■ INSTRUCTIONS TO FOLLOW ■
Set down the material exactly as given, please, from its first line through the line that includes "ax.set_axisbelow(True)".

■ SUPPLIED MATERIAL ■
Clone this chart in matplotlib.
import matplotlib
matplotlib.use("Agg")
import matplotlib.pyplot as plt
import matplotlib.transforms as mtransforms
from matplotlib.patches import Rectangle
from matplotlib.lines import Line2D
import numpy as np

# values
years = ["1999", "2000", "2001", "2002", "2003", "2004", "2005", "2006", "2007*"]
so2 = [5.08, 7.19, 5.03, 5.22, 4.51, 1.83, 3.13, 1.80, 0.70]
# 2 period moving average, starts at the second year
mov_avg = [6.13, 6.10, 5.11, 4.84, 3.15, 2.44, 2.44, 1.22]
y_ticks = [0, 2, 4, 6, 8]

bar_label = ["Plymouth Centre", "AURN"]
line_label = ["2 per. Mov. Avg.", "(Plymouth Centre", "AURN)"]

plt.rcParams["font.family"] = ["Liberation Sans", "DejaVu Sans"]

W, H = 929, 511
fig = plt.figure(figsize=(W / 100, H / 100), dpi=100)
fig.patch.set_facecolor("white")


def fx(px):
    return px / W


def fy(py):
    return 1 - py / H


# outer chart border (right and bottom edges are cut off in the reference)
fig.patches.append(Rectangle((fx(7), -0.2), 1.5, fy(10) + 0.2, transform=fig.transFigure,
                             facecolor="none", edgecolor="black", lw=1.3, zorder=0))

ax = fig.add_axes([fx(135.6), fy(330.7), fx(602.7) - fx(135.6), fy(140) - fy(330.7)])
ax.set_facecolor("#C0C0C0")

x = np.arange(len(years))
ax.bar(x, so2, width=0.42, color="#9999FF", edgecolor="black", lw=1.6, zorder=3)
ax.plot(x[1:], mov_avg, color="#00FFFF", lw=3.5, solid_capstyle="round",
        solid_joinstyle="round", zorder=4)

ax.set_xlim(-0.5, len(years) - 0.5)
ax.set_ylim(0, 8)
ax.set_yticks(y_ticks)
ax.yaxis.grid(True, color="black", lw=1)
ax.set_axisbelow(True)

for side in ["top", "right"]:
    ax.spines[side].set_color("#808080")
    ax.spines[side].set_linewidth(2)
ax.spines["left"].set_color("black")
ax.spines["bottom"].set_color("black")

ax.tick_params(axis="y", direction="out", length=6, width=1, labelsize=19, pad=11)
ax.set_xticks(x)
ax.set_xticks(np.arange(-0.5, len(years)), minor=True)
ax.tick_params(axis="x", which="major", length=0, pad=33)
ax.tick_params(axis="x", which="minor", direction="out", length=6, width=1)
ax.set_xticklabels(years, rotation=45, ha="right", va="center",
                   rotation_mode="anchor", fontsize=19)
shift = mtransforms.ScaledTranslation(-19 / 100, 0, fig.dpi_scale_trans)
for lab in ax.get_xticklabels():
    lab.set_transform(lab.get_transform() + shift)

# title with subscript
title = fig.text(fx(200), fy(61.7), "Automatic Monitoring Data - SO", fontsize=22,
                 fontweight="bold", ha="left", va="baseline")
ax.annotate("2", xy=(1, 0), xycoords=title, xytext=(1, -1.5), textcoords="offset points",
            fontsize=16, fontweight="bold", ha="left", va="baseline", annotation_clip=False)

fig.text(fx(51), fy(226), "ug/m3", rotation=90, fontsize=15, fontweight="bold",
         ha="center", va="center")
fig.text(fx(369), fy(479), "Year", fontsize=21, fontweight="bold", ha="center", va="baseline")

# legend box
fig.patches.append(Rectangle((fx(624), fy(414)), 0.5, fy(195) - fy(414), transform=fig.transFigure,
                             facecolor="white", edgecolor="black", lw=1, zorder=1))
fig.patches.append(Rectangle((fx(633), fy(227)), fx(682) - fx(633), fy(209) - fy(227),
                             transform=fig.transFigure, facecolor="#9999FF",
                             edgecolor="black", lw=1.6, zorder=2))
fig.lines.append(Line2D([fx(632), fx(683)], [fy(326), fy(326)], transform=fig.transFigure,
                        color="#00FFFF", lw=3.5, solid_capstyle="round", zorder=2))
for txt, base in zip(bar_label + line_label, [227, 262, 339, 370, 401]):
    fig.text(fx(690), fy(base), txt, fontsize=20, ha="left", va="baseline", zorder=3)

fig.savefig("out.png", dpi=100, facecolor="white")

■ RESULT FOR THIS EXERCISE ■
Clone this chart in matplotlib.
import matplotlib
matplotlib.use("Agg")
import matplotlib.pyplot as plt
import matplotlib.transforms as mtransforms
from matplotlib.patches import Rectangle
from matplotlib.lines import Line2D
import numpy as np

# values
years = ["1999", "2000", "2001", "2002", "2003", "2004", "2005", "2006", "2007*"]
so2 = [5.08, 7.19, 5.03, 5.22, 4.51, 1.83, 3.13, 1.80, 0.70]
# 2 period moving average, starts at the second year
mov_avg = [6.13, 6.10, 5.11, 4.84, 3.15, 2.44, 2.44, 1.22]
y_ticks = [0, 2, 4, 6, 8]

bar_label = ["Plymouth Centre", "AURN"]
line_label = ["2 per. Mov. Avg.", "(Plymouth Centre", "AURN)"]

plt.rcParams["font.family"] = ["Liberation Sans", "DejaVu Sans"]

W, H = 929, 511
fig = plt.figure(figsize=(W / 100, H / 100), dpi=100)
fig.patch.set_facecolor("white")


def fx(px):
    return px / W


def fy(py):
    return 1 - py / H


# outer chart border (right and bottom edges are cut off in the reference)
fig.patches.append(Rectangle((fx(7), -0.2), 1.5, fy(10) + 0.2, transform=fig.transFigure,
                             facecolor="none", edgecolor="black", lw=1.3, zorder=0))

ax = fig.add_axes([fx(135.6), fy(330.7), fx(602.7) - fx(135.6), fy(140) - fy(330.7)])
ax.set_facecolor("#C0C0C0")

x = np.arange(len(years))
ax.bar(x, so2, width=0.42, color="#9999FF", edgecolor="black", lw=1.6, zorder=3)
ax.plot(x[1:], mov_avg, color="#00FFFF", lw=3.5, solid_capstyle="round",
        solid_joinstyle="round", zorder=4)

ax.set_xlim(-0.5, len(years) - 0.5)
ax.set_ylim(0, 8)
ax.set_yticks(y_ticks)
ax.yaxis.grid(True, color="black", lw=1)
ax.set_axisbelow(True)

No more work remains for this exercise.